KHYZ
- Mountain Pass, California; United States;
- Broadcast area: Las Vegas Valley
- Frequency: 99.7 MHz (HD Radio)
- Branding: Revolution 99.7

Programming
- Format: Dance radio
- Subchannels: HD2: Detox (Downtempo) HD3: Active rock "Pure Rock KNAC" (KNAC)

Ownership
- Owner: Marco Mazzoli; (ANCO Media Group LLC);
- Sister stations: KIXW-FM; KIXF; KRXV; KHWY;

History
- First air date: February 5, 1980
- Former call signs: KXVR (1979–1992)
- Call sign meaning: "Highways" (former branding)

Technical information
- Licensing authority: FCC
- Facility ID: 34555
- Class: B
- ERP: 8,400 watts
- HAAT: 695 meters (2,280 ft)
- Transmitter coordinates: 35°29′27″N 115°33′27″W﻿ / ﻿35.49083°N 115.55750°W
- Repeaters: 99.7 KHYZ-FM2 (Las Vegas); 98.9 KHWY (Essex);

Links
- Public license information: Public file; LMS;
- Website: www.revolution997.com; HD2: www.revolutiondancenetwork.com/detoxradio;

= KHYZ =

Radio station in Mountain Pass, California, United States

KHYZ (99.7 FM) is a radio station, licensed to Mountain Pass, California, and serving the Las Vegas, Nevada area. It broadcasts a dance radio format branded as "Revolution 99.7". The station is owned by Marco Mazzoli's ANCO Media Group, with studios at Pawn Plaza on South Las Vegas Boulevard in Las Vegas.

==History==
The station originally launched in 1980 as KXVR, as part of a simulcast with KRXV in Yermo that sought to provide coverage along the Mojave Desert corridor of Interstate 15. The stations' format would primarily target drivers traveling to Las Vegas and Laughlin, Nevada from California, with a mix of music and travelers' information, and advertising for resorts, events, and attractions.
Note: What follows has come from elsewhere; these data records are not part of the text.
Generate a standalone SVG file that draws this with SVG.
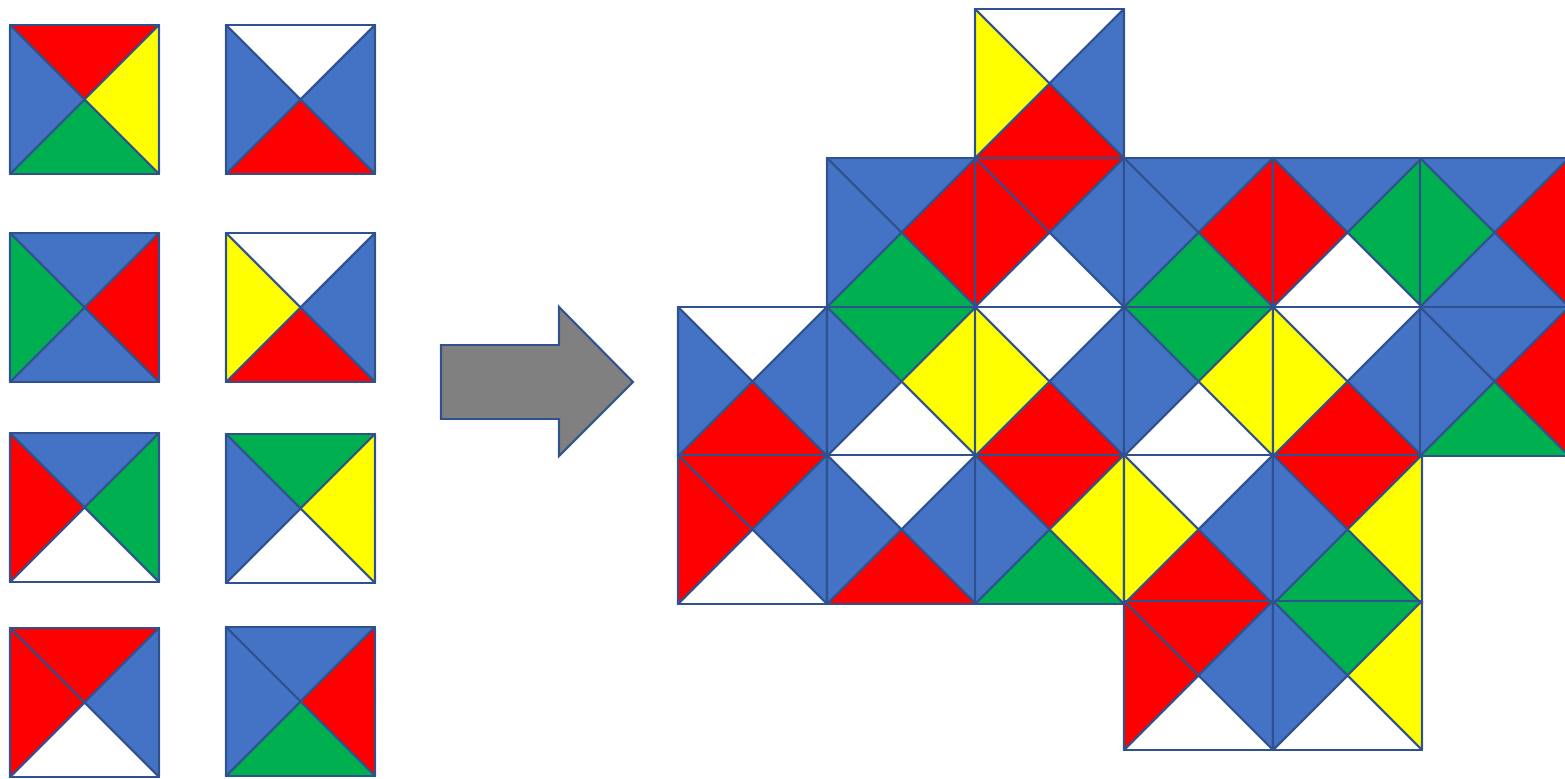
<svg xmlns="http://www.w3.org/2000/svg" xmlns:xlink="http://www.w3.org/1999/xlink" width="1565" height="779" viewBox="0 0 1565 779">
<style>
.r{fill:#FF0000}.b{fill:#4472C4}.y{fill:#FFFF00}.g{fill:#00B050}.w{fill:#FFFFFF}
use{stroke:#2F528F;stroke-width:2.2;stroke-linejoin:round}
.arrow{fill:#808080;stroke:#2F528F;stroke-width:2.2}
</style>
<defs>
<polygon id="t" points="0,0 149,0 74.5,74.5"/>
<polygon id="r" points="149,0 149,149 74.5,74.5"/>
<polygon id="bt" points="0,149 149,149 74.5,74.5"/>
<polygon id="l" points="0,0 0,149 74.5,74.5"/>
</defs>
<g id="tile-a1" transform="translate(10,25)"><use xlink:href="#t" class="r"/><use xlink:href="#r" class="y"/><use xlink:href="#bt" class="g"/><use xlink:href="#l" class="b"/></g>
<g id="tile-a2" transform="translate(226,25)"><use xlink:href="#t" class="w"/><use xlink:href="#r" class="b"/><use xlink:href="#bt" class="r"/><use xlink:href="#l" class="b"/></g>
<g id="tile-a3" transform="translate(10,233)"><use xlink:href="#t" class="b"/><use xlink:href="#r" class="r"/><use xlink:href="#bt" class="b"/><use xlink:href="#l" class="g"/></g>
<g id="tile-a4" transform="translate(226,233)"><use xlink:href="#t" class="w"/><use xlink:href="#r" class="b"/><use xlink:href="#bt" class="r"/><use xlink:href="#l" class="y"/></g>
<g id="tile-a5" transform="translate(10,433)"><use xlink:href="#t" class="b"/><use xlink:href="#r" class="g"/><use xlink:href="#bt" class="w"/><use xlink:href="#l" class="r"/></g>
<g id="tile-a6" transform="translate(226,434)"><use xlink:href="#t" class="g"/><use xlink:href="#r" class="y"/><use xlink:href="#bt" class="w"/><use xlink:href="#l" class="b"/></g>
<g id="tile-a7" transform="translate(10,628)"><use xlink:href="#t" class="r"/><use xlink:href="#r" class="b"/><use xlink:href="#bt" class="w"/><use xlink:href="#l" class="r"/></g>
<g id="tile-a8" transform="translate(226,627)"><use xlink:href="#t" class="b"/><use xlink:href="#r" class="r"/><use xlink:href="#bt" class="g"/><use xlink:href="#l" class="b"/></g>
<g id="arrow"><polygon class="arrow" points="441,345 559,345 559,307 633,382 559,456 559,419 441,419"/></g>
<g id="grid">
<g id="g-0-2" transform="translate(975,9)"><use xlink:href="#t" class="w"/><use xlink:href="#r" class="b"/><use xlink:href="#bt" class="r"/><use xlink:href="#l" class="y"/></g>
<g id="g-1-1" transform="translate(827,158)"><use xlink:href="#t" class="b"/><use xlink:href="#r" class="r"/><use xlink:href="#bt" class="g"/><use xlink:href="#l" class="b"/></g>
<g id="g-1-2" transform="translate(975,158)"><use xlink:href="#t" class="r"/><use xlink:href="#r" class="b"/><use xlink:href="#bt" class="w"/><use xlink:href="#l" class="r"/></g>
<g id="g-1-3" transform="translate(1124,158)"><use xlink:href="#t" class="b"/><use xlink:href="#r" class="r"/><use xlink:href="#bt" class="g"/><use xlink:href="#l" class="b"/></g>
<g id="g-1-4" transform="translate(1273,158)"><use xlink:href="#t" class="b"/><use xlink:href="#r" class="g"/><use xlink:href="#bt" class="w"/><use xlink:href="#l" class="r"/></g>
<g id="g-1-5" transform="translate(1420,158)"><use xlink:href="#t" class="b"/><use xlink:href="#r" class="r"/><use xlink:href="#bt" class="b"/><use xlink:href="#l" class="g"/></g>
<g id="g-2-0" transform="translate(678,307)"><use xlink:href="#t" class="w"/><use xlink:href="#r" class="b"/><use xlink:href="#bt" class="r"/><use xlink:href="#l" class="b"/></g>
<g id="g-2-1" transform="translate(827,307)"><use xlink:href="#t" class="g"/><use xlink:href="#r" class="y"/><use xlink:href="#bt" class="w"/><use xlink:href="#l" class="b"/></g>
<g id="g-2-2" transform="translate(975,307)"><use xlink:href="#t" class="w"/><use xlink:href="#r" class="b"/><use xlink:href="#bt" class="r"/><use xlink:href="#l" class="y"/></g>
<g id="g-2-3" transform="translate(1124,307)"><use xlink:href="#t" class="g"/><use xlink:href="#r" class="y"/><use xlink:href="#bt" class="w"/><use xlink:href="#l" class="b"/></g>
<g id="g-2-4" transform="translate(1273,307)"><use xlink:href="#t" class="w"/><use xlink:href="#r" class="b"/><use xlink:href="#bt" class="r"/><use xlink:href="#l" class="y"/></g>
<g id="g-2-5" transform="translate(1420,307)"><use xlink:href="#t" class="b"/><use xlink:href="#r" class="r"/><use xlink:href="#bt" class="g"/><use xlink:href="#l" class="b"/></g>
<g id="g-3-0" transform="translate(678,455)"><use xlink:href="#t" class="r"/><use xlink:href="#r" class="b"/><use xlink:href="#bt" class="w"/><use xlink:href="#l" class="r"/></g>
<g id="g-3-1" transform="translate(827,455)"><use xlink:href="#t" class="w"/><use xlink:href="#r" class="b"/><use xlink:href="#bt" class="r"/><use xlink:href="#l" class="b"/></g>
<g id="g-3-2" transform="translate(975,455)"><use xlink:href="#t" class="r"/><use xlink:href="#r" class="y"/><use xlink:href="#bt" class="g"/><use xlink:href="#l" class="b"/></g>
<g id="g-3-3" transform="translate(1124,455)"><use xlink:href="#t" class="w"/><use xlink:href="#r" class="b"/><use xlink:href="#bt" class="r"/><use xlink:href="#l" class="y"/></g>
<g id="g-3-4" transform="translate(1273,455)"><use xlink:href="#t" class="r"/><use xlink:href="#r" class="y"/><use xlink:href="#bt" class="g"/><use xlink:href="#l" class="b"/></g>
<g id="g-4-3" transform="translate(1124,601)"><use xlink:href="#t" class="r"/><use xlink:href="#r" class="b"/><use xlink:href="#bt" class="w"/><use xlink:href="#l" class="r"/></g>
<g id="g-4-4" transform="translate(1273,601)"><use xlink:href="#t" class="g"/><use xlink:href="#r" class="y"/><use xlink:href="#bt" class="w"/><use xlink:href="#l" class="b"/></g>
</g>
</svg>
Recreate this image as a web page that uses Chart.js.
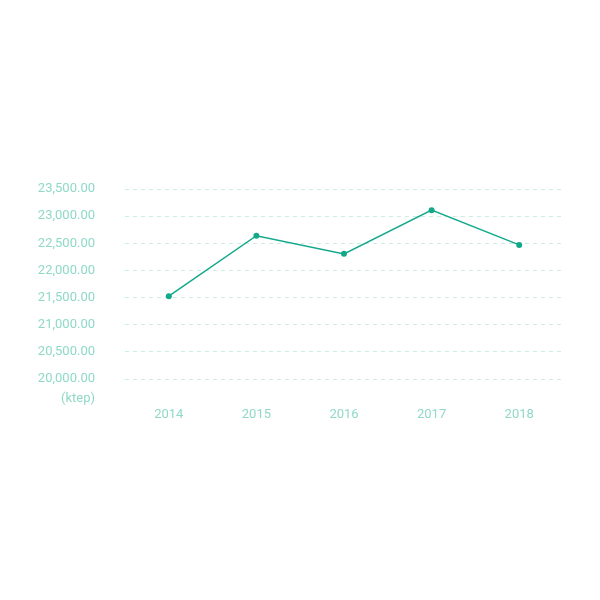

Morning programming would target Barstow instead.

In June 1992, KXVR changed its call letters to KHYZ. In June 2002, KHYZ moved from 99.5 FM to 99.7 FM, and decreased in power to 8,400 watts.

In June 2009, KHYZ added a booster signal in Las Vegas to improve its coverage in the city itself. KHYZ later relocated its main transmitter and increased the power to 50,000 Watts.

On October 5, 2023, KHYZ broke away from the Highway Vibe trimulcast (which by then was carrying an hot adult contemporary format), and flipped to dance radio as Vibe 99.7. The new format is programmed by the former staff of KGHD-LD Acid 87.7 (which concurrently relaunched its own dance format with new management). KRXV and KHWY continue to air on 99.7 via an HD Radio subchannel.

On February 12, 2025, KHYZ's HD3 subchannel changed their format from financial news to a simulcast of KHDR's active rock Highway Rock programming.

In January 2026, the HD2 subchannel flipped to a promotional stunt format programmed by local Internet service provider ISP.net, which carries AI-generated songs (most of which produced as soundalike parodies of other songs, such as "Smells Like Low Latency" and "Don't Fear The Outage") meant to promote the company's services. The ISP had operated the microwave links for the Highway Stations and provided an Internet backbone for KHYZ's current programming, and was offered the ability to program one of the channels. ISP.net explained the stunt by proclaiming KHYZ-HD2 to be a station that "cut the clutter, the DJ banter, and the art, leaving only what you crave: unadulterated, non-stop promotion of our service offerings."

In December 2025, it was announced that Marco Mazzoli (via ANCO Media Group)—owner of WZFL in Miami—would acquire most of the Heftel Broadcasting Company stations, including KHYZ. The sale excludes KHDR/KNAC, which is partially owned by Point Broadcasting.

The acquisition was completed in May 2026. On May 11, 2026, KHYZ rebranded as "Revolution 99.7" with no change in format, matching the branding used by its sister stations.

In August 2026, KHYZ began simulcasting on KHWY, which had been a KRXV simulcast until then.